[Source code of charts]
____

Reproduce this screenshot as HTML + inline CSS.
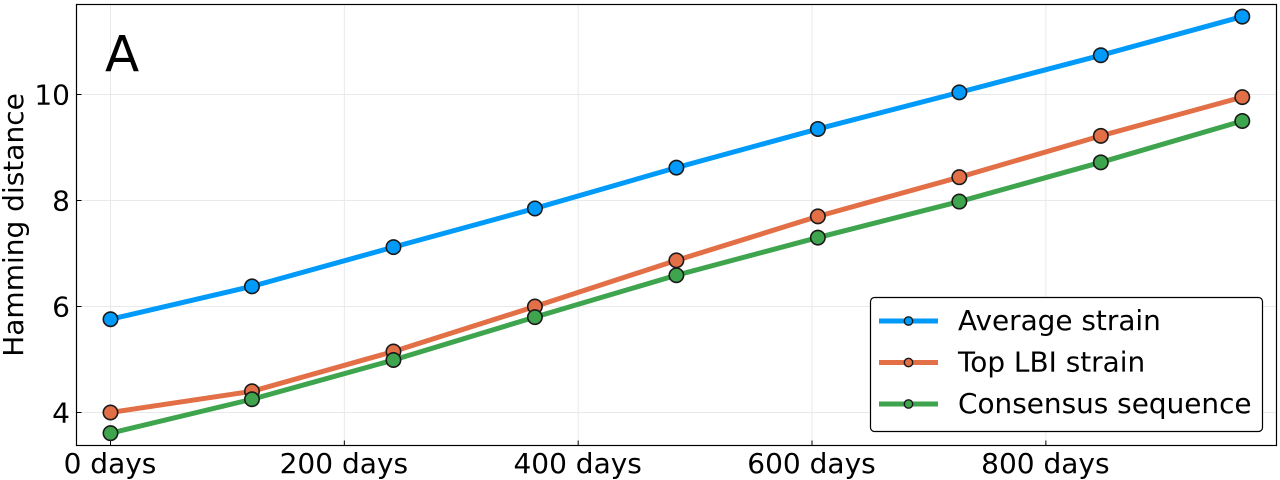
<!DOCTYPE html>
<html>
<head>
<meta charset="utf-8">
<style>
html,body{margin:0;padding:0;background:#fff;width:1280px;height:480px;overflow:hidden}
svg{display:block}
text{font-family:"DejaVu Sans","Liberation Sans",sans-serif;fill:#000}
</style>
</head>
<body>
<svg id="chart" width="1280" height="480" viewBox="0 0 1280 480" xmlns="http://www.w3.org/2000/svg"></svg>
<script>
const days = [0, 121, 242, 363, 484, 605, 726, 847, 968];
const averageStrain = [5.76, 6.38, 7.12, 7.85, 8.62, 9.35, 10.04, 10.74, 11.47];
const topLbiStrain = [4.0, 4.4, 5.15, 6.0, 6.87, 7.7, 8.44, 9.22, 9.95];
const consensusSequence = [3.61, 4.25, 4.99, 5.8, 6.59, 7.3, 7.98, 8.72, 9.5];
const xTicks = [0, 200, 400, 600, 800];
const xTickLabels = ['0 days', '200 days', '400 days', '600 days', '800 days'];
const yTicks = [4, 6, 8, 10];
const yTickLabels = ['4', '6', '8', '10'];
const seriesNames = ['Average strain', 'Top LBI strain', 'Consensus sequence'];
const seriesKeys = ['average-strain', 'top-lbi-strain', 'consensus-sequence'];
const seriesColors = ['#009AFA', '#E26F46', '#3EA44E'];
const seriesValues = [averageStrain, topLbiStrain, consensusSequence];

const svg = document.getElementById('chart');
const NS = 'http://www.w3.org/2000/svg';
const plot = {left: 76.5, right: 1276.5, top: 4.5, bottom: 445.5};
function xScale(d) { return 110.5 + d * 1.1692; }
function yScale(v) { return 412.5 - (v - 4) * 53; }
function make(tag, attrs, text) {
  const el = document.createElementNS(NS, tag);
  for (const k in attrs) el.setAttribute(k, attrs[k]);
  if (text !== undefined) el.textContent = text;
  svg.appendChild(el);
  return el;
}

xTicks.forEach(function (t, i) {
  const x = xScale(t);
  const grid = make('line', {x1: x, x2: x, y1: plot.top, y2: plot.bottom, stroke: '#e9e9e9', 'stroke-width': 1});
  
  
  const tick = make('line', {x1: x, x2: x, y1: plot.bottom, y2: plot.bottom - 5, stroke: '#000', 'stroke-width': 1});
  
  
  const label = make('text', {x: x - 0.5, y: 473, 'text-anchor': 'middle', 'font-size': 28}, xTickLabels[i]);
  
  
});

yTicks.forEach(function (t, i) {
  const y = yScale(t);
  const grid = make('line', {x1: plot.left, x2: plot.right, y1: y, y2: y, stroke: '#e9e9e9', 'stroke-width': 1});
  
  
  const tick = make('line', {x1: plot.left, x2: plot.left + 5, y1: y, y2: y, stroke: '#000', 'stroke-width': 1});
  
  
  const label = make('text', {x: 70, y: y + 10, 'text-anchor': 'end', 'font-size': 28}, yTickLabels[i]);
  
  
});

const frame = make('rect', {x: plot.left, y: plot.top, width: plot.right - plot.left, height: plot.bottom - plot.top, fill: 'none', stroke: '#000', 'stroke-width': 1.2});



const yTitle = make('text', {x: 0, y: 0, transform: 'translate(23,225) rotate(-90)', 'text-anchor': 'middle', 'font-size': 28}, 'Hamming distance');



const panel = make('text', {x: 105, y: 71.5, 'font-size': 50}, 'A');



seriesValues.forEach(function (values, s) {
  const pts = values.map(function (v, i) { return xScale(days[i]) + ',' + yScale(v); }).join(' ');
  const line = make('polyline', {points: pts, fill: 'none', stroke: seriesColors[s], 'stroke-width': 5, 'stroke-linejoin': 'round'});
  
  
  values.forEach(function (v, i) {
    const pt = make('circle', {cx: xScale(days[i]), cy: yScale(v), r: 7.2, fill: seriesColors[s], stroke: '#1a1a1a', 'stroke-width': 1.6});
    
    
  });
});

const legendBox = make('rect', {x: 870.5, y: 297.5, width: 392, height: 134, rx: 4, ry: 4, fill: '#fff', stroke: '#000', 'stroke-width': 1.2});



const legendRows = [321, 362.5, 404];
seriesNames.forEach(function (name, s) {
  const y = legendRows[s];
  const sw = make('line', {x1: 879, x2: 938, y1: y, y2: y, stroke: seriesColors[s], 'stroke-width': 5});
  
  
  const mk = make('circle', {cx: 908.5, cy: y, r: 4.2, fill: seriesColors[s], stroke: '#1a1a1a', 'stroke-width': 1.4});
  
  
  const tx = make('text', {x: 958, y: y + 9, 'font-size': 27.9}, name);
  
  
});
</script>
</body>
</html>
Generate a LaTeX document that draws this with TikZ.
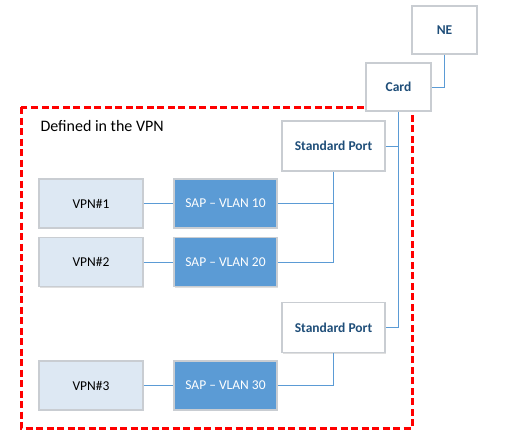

____

▶ _What this task involves_
Leave out any pictures, please, and quote only the lines from the top of the data through the line that contains "[averageStrain, topLbiStrain, consensusSequence];".

▶ _Reply_
Reproduce this screenshot as HTML + inline CSS.
<!DOCTYPE html>
<html>
<head>
<meta charset="utf-8">
<style>
html,body{margin:0;padding:0;background:#fff;width:1280px;height:480px;overflow:hidden}
svg{display:block}
text{font-family:"DejaVu Sans","Liberation Sans",sans-serif;fill:#000}
</style>
</head>
<body>
<svg id="chart" width="1280" height="480" viewBox="0 0 1280 480" xmlns="http://www.w3.org/2000/svg"></svg>
<script>
const days = [0, 121, 242, 363, 484, 605, 726, 847, 968];
const averageStrain = [5.76, 6.38, 7.12, 7.85, 8.62, 9.35, 10.04, 10.74, 11.47];
const topLbiStrain = [4.0, 4.4, 5.15, 6.0, 6.87, 7.7, 8.44, 9.22, 9.95];
const consensusSequence = [3.61, 4.25, 4.99, 5.8, 6.59, 7.3, 7.98, 8.72, 9.5];
const xTicks = [0, 200, 400, 600, 800];
const xTickLabels = ['0 days', '200 days', '400 days', '600 days', '800 days'];
const yTicks = [4, 6, 8, 10];
const yTickLabels = ['4', '6', '8', '10'];
const seriesNames = ['Average strain', 'Top LBI strain', 'Consensus sequence'];
const seriesKeys = ['average-strain', 'top-lbi-strain', 'consensus-sequence'];
const seriesColors = ['#009AFA', '#E26F46', '#3EA44E'];
const seriesValues = [averageStrain, topLbiStrain, consensusSequence];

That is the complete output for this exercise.